### Brief
Copy all the data exactly, except the pictures.

## Begin

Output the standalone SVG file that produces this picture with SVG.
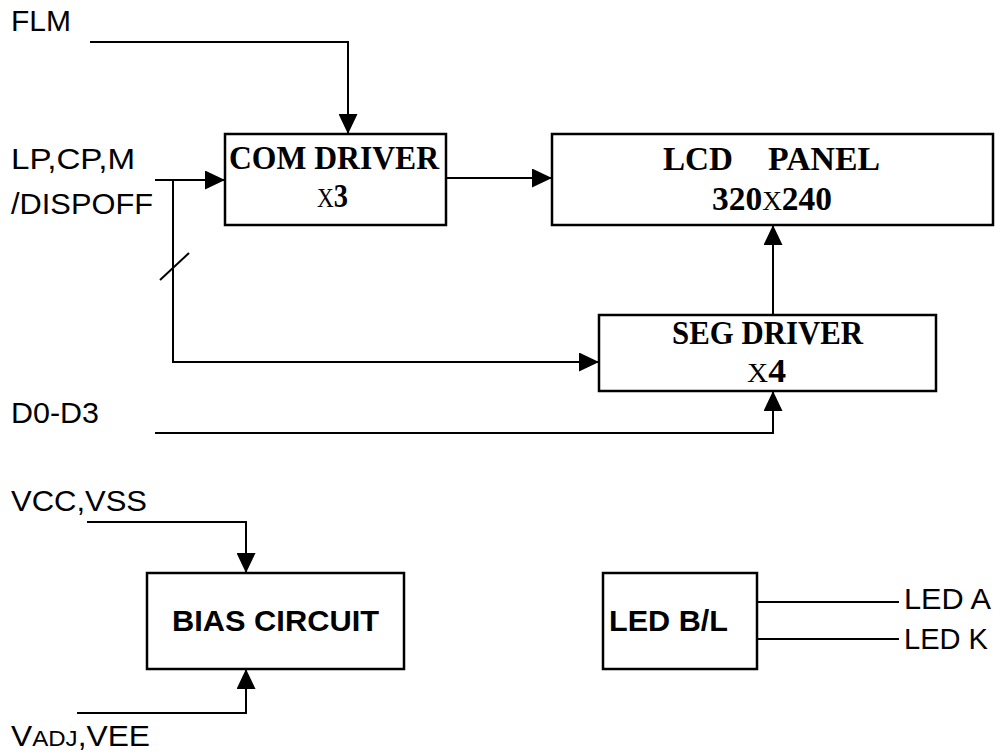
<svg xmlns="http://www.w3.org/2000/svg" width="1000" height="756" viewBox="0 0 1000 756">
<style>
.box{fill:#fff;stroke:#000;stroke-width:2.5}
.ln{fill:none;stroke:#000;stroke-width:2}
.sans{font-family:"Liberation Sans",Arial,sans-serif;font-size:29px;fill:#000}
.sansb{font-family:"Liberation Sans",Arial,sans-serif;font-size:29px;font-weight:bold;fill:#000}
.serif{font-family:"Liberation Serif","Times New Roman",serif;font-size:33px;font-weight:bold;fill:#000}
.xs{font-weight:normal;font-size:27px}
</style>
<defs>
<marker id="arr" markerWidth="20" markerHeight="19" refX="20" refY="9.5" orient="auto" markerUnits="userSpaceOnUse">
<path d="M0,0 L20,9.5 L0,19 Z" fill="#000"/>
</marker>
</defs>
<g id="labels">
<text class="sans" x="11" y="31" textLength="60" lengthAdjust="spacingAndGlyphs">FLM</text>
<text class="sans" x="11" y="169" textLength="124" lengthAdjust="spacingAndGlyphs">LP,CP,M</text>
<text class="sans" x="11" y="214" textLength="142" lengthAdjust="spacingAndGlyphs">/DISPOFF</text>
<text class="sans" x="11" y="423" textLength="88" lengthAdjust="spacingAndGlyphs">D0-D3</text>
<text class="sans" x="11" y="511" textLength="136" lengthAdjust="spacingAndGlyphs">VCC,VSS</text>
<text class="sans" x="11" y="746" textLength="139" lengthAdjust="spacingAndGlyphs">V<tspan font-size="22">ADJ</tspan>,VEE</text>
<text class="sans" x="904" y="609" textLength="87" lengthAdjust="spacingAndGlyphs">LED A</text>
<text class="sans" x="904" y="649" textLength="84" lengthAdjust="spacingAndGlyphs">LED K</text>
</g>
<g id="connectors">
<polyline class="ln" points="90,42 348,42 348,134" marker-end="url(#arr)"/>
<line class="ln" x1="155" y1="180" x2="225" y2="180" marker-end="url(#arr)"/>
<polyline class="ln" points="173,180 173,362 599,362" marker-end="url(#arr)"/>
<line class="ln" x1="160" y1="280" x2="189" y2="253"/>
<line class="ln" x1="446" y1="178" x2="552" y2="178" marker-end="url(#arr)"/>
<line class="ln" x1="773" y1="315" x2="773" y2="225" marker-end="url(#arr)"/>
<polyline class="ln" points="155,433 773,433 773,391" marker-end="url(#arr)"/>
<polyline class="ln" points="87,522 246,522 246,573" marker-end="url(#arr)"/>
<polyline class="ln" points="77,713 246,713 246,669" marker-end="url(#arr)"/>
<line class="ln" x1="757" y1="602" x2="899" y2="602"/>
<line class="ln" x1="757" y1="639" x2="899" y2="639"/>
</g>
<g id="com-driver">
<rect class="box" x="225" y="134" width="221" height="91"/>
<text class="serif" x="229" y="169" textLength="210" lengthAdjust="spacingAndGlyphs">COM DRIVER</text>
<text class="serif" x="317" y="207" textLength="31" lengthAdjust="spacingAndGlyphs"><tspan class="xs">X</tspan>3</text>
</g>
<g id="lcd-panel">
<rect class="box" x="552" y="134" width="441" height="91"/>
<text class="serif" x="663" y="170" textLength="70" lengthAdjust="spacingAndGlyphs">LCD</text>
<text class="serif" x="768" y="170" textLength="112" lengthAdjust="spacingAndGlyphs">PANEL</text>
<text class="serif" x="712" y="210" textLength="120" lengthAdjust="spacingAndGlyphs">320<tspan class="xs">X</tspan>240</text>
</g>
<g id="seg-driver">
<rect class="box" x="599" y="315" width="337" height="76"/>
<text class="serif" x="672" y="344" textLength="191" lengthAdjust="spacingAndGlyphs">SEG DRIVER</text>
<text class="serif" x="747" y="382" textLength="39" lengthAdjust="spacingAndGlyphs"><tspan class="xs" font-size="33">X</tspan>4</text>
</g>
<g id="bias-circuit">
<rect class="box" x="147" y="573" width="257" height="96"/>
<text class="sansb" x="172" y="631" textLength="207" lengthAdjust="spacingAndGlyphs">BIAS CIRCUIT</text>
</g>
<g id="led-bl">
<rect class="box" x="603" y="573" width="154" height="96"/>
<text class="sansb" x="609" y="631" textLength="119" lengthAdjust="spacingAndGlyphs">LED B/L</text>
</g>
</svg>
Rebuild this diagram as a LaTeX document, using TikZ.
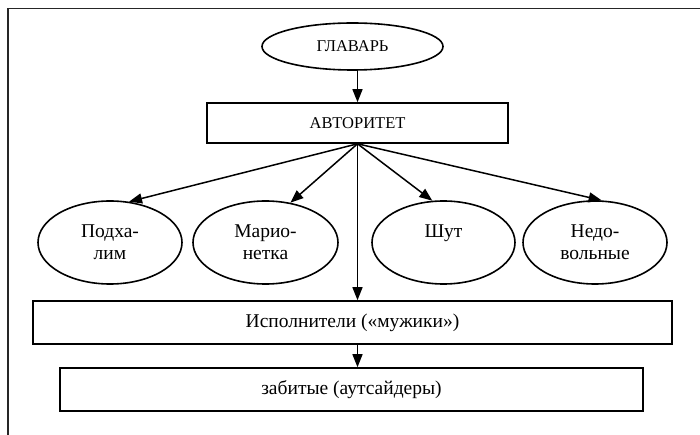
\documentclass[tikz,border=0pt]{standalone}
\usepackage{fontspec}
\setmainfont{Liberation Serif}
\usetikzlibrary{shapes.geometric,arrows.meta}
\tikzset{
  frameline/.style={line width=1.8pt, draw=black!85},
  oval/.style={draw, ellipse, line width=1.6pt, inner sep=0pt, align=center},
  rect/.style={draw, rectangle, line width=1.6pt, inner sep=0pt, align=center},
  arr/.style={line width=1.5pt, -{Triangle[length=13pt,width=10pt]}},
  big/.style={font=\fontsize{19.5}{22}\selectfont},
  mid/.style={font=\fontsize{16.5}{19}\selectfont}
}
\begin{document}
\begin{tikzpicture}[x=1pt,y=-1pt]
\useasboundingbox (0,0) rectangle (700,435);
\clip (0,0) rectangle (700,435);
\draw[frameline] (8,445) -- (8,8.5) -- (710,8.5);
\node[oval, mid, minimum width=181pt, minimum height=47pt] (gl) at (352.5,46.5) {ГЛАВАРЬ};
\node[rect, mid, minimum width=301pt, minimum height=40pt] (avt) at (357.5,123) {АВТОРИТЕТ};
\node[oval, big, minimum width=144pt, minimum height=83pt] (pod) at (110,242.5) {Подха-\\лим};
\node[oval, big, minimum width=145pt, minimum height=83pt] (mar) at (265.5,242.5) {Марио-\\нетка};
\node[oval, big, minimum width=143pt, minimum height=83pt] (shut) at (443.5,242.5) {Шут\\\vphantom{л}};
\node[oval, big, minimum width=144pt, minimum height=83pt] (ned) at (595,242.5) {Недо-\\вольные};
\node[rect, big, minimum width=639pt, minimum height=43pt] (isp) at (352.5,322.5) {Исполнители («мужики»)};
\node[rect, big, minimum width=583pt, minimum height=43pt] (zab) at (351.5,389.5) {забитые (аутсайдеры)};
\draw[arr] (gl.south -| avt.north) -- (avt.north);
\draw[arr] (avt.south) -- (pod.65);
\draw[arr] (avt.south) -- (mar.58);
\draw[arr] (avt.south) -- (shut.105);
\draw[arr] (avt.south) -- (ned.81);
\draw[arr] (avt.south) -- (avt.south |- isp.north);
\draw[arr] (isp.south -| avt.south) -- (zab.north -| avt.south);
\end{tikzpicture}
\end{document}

## End

### Answer for the task
Output the standalone SVG file that produces this picture with SVG.
<svg xmlns="http://www.w3.org/2000/svg" width="1000" height="756" viewBox="0 0 1000 756">
<style>
.box{fill:#fff;stroke:#000;stroke-width:2.5}
.ln{fill:none;stroke:#000;stroke-width:2}
.sans{font-family:"Liberation Sans",Arial,sans-serif;font-size:29px;fill:#000}
.sansb{font-family:"Liberation Sans",Arial,sans-serif;font-size:29px;font-weight:bold;fill:#000}
.serif{font-family:"Liberation Serif","Times New Roman",serif;font-size:33px;font-weight:bold;fill:#000}
.xs{font-weight:normal;font-size:27px}
</style>
<defs>
<marker id="arr" markerWidth="20" markerHeight="19" refX="20" refY="9.5" orient="auto" markerUnits="userSpaceOnUse">
<path d="M0,0 L20,9.5 L0,19 Z" fill="#000"/>
</marker>
</defs>
<g id="labels">
<text class="sans" x="11" y="31" textLength="60" lengthAdjust="spacingAndGlyphs">FLM</text>
<text class="sans" x="11" y="169" textLength="124" lengthAdjust="spacingAndGlyphs">LP,CP,M</text>
<text class="sans" x="11" y="214" textLength="142" lengthAdjust="spacingAndGlyphs">/DISPOFF</text>
<text class="sans" x="11" y="423" textLength="88" lengthAdjust="spacingAndGlyphs">D0-D3</text>
<text class="sans" x="11" y="511" textLength="136" lengthAdjust="spacingAndGlyphs">VCC,VSS</text>
<text class="sans" x="11" y="746" textLength="139" lengthAdjust="spacingAndGlyphs">V<tspan font-size="22">ADJ</tspan>,VEE</text>
<text class="sans" x="904" y="609" textLength="87" lengthAdjust="spacingAndGlyphs">LED A</text>
<text class="sans" x="904" y="649" textLength="84" lengthAdjust="spacingAndGlyphs">LED K</text>
</g>
<g id="connectors">
<polyline class="ln" points="90,42 348,42 348,134" marker-end="url(#arr)"/>
<line class="ln" x1="155" y1="180" x2="225" y2="180" marker-end="url(#arr)"/>
<polyline class="ln" points="173,180 173,362 599,362" marker-end="url(#arr)"/>
<line class="ln" x1="160" y1="280" x2="189" y2="253"/>
<line class="ln" x1="446" y1="178" x2="552" y2="178" marker-end="url(#arr)"/>
<line class="ln" x1="773" y1="315" x2="773" y2="225" marker-end="url(#arr)"/>
<polyline class="ln" points="155,433 773,433 773,391" marker-end="url(#arr)"/>
<polyline class="ln" points="87,522 246,522 246,573" marker-end="url(#arr)"/>
<polyline class="ln" points="77,713 246,713 246,669" marker-end="url(#arr)"/>
<line class="ln" x1="757" y1="602" x2="899" y2="602"/>
<line class="ln" x1="757" y1="639" x2="899" y2="639"/>
</g>
<g id="com-driver">
<rect class="box" x="225" y="134" width="221" height="91"/>
<text class="serif" x="229" y="169" textLength="210" lengthAdjust="spacingAndGlyphs">COM DRIVER</text>
<text class="serif" x="317" y="207" textLength="31" lengthAdjust="spacingAndGlyphs"><tspan class="xs">X</tspan>3</text>
</g>
<g id="lcd-panel">
<rect class="box" x="552" y="134" width="441" height="91"/>
<text class="serif" x="663" y="170" textLength="70" lengthAdjust="spacingAndGlyphs">LCD</text>
<text class="serif" x="768" y="170" textLength="112" lengthAdjust="spacingAndGlyphs">PANEL</text>
<text class="serif" x="712" y="210" textLength="120" lengthAdjust="spacingAndGlyphs">320<tspan class="xs">X</tspan>240</text>
</g>
<g id="seg-driver">
<rect class="box" x="599" y="315" width="337" height="76"/>
<text class="serif" x="672" y="344" textLength="191" lengthAdjust="spacingAndGlyphs">SEG DRIVER</text>
<text class="serif" x="747" y="382" textLength="39" lengthAdjust="spacingAndGlyphs"><tspan class="xs" font-size="33">X</tspan>4</text>
</g>
<g id="bias-circuit">
<rect class="box" x="147" y="573" width="257" height="96"/>
<text class="sansb" x="172" y="631" textLength="207" lengthAdjust="spacingAndGlyphs">BIAS CIRCUIT</text>
</g>
<g id="led-bl">
<rect class="box" x="603" y="573" width="154" height="96"/>
<text class="sansb" x="609" y="631" textLength="119" lengthAdjust="spacingAndGlyphs">LED B/L</text>
</g>
</svg>
Rebuild this diagram as a LaTeX document, using TikZ.
\documentclass[tikz,border=0pt]{standalone}
\usepackage{fontspec}
\setmainfont{Liberation Serif}
\usetikzlibrary{shapes.geometric,arrows.meta}
\tikzset{
  frameline/.style={line width=1.8pt, draw=black!85},
  oval/.style={draw, ellipse, line width=1.6pt, inner sep=0pt, align=center},
  rect/.style={draw, rectangle, line width=1.6pt, inner sep=0pt, align=center},
  arr/.style={line width=1.5pt, -{Triangle[length=13pt,width=10pt]}},
  big/.style={font=\fontsize{19.5}{22}\selectfont},
  mid/.style={font=\fontsize{16.5}{19}\selectfont}
}
\begin{document}
\begin{tikzpicture}[x=1pt,y=-1pt]
\useasboundingbox (0,0) rectangle (700,435);
\clip (0,0) rectangle (700,435);
\draw[frameline] (8,445) -- (8,8.5) -- (710,8.5);
\node[oval, mid, minimum width=181pt, minimum height=47pt] (gl) at (352.5,46.5) {ГЛАВАРЬ};
\node[rect, mid, minimum width=301pt, minimum height=40pt] (avt) at (357.5,123) {АВТОРИТЕТ};
\node[oval, big, minimum width=144pt, minimum height=83pt] (pod) at (110,242.5) {Подха-\\лим};
\node[oval, big, minimum width=145pt, minimum height=83pt] (mar) at (265.5,242.5) {Марио-\\нетка};
\node[oval, big, minimum width=143pt, minimum height=83pt] (shut) at (443.5,242.5) {Шут\\\vphantom{л}};
\node[oval, big, minimum width=144pt, minimum height=83pt] (ned) at (595,242.5) {Недо-\\вольные};
\node[rect, big, minimum width=639pt, minimum height=43pt] (isp) at (352.5,322.5) {Исполнители («мужики»)};
\node[rect, big, minimum width=583pt, minimum height=43pt] (zab) at (351.5,389.5) {забитые (аутсайдеры)};
\draw[arr] (gl.south -| avt.north) -- (avt.north);
\draw[arr] (avt.south) -- (pod.65);
\draw[arr] (avt.south) -- (mar.58);
\draw[arr] (avt.south) -- (shut.105);
\draw[arr] (avt.south) -- (ned.81);
\draw[arr] (avt.south) -- (avt.south |- isp.north);
\draw[arr] (isp.south -| avt.south) -- (zab.north -| avt.south);
\end{tikzpicture}
\end{document}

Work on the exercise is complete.